By Alyssa Martin—Features Editor


Earlier this month, I saw a shocking image on social media. This picture illustrated all the mass shootings that have happened worldwide since January 2019.

Many countries had zero mass shootings. A few countries had less than 10, and then there was the United States. At the very top of the list, a three-digit number. 249 was crossed out with a red line and 250 was written next to it. I was astonished at the difference in numbers between countries, and it made me wonder: “Why the difference?” 

Today, it seems as if there is news about mass shootings or attempts thereof nearly every few weeks. With these incidents becoming normalized in our country, the majority of people try to place blame on our second amendment right and how easy it is to acquire firearms. 

In an article published by The Guardian earlier this year following the Christchurch Massacre in New Zealand, Nick Evershed looked at gun control laws around the world, specifically Australia. 

Evershed highlighted a number of studies regarding Australian gun laws and stated since certain laws have been in place, there have not been many shootings. The major part of the gun laws is the amount of security and the process of purchasing a firearm, including background checks.

While making it more difficult for people to obtain firearms, I am not confident it will resolve this issue. Most of the time after these incidents occur, the shooters are diagnosed with some sort of mental illness or it is verified through loved ones of such. 

Last month, Time magazine published an article called “Politicians Keep Blaming Mass Shootings on Mental Health Issues. Doctors Say They’re Wrong.” As the title suggests, throughout the article, Jaime Ducharme pulls social media posts as well as studies and comments from psychologists and other doctors which states easy access to guns is the cause of mass shootings and gun violence, not mental health issues, as portrayed throughout media and rhetoric of politicians. 

I do not think it is fair to generalize every person with a mental illness by stating they will commit an act like this; however, I do not necessarily think it is not a contributing factor in some of the incidents so ubiquitous in our society. 

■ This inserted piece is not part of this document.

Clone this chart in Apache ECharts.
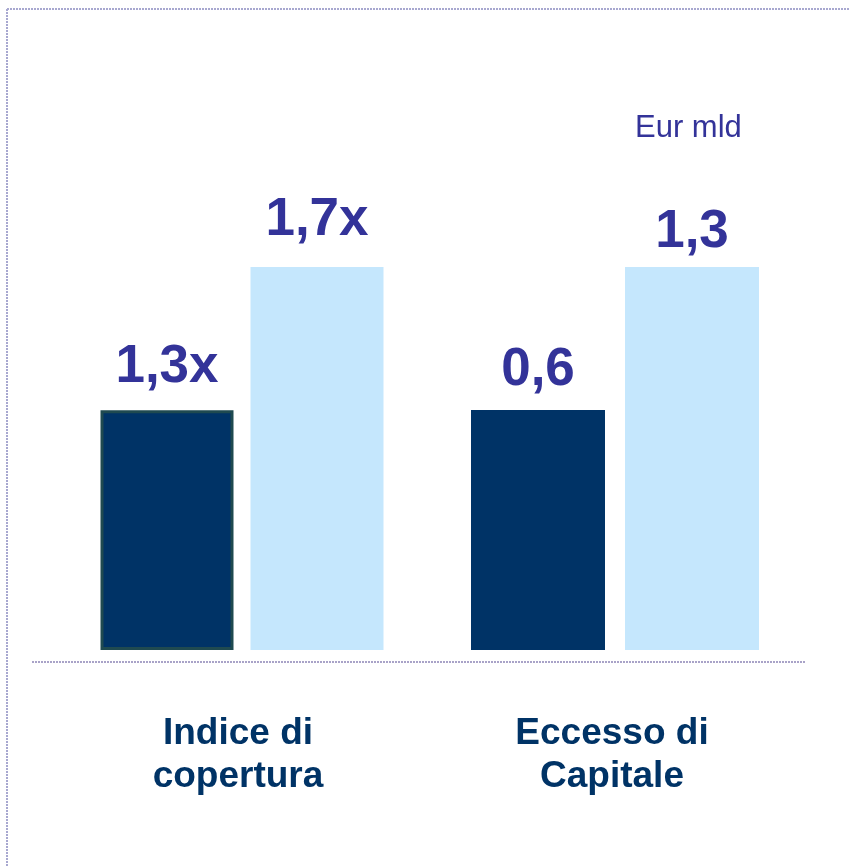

Whatever the cause, it frightens me how normal it is for elementary-aged children to know exactly what to do if someone comes into their school with a gun, or how many college students think about someone perceived as a threat coming on their campus while they are walking to class or studying. These things are not normal, and they should not be treated as such. Whatever the cause, it needs to be pinpointed, and steps must be taken to stop this epidemic before it happens again.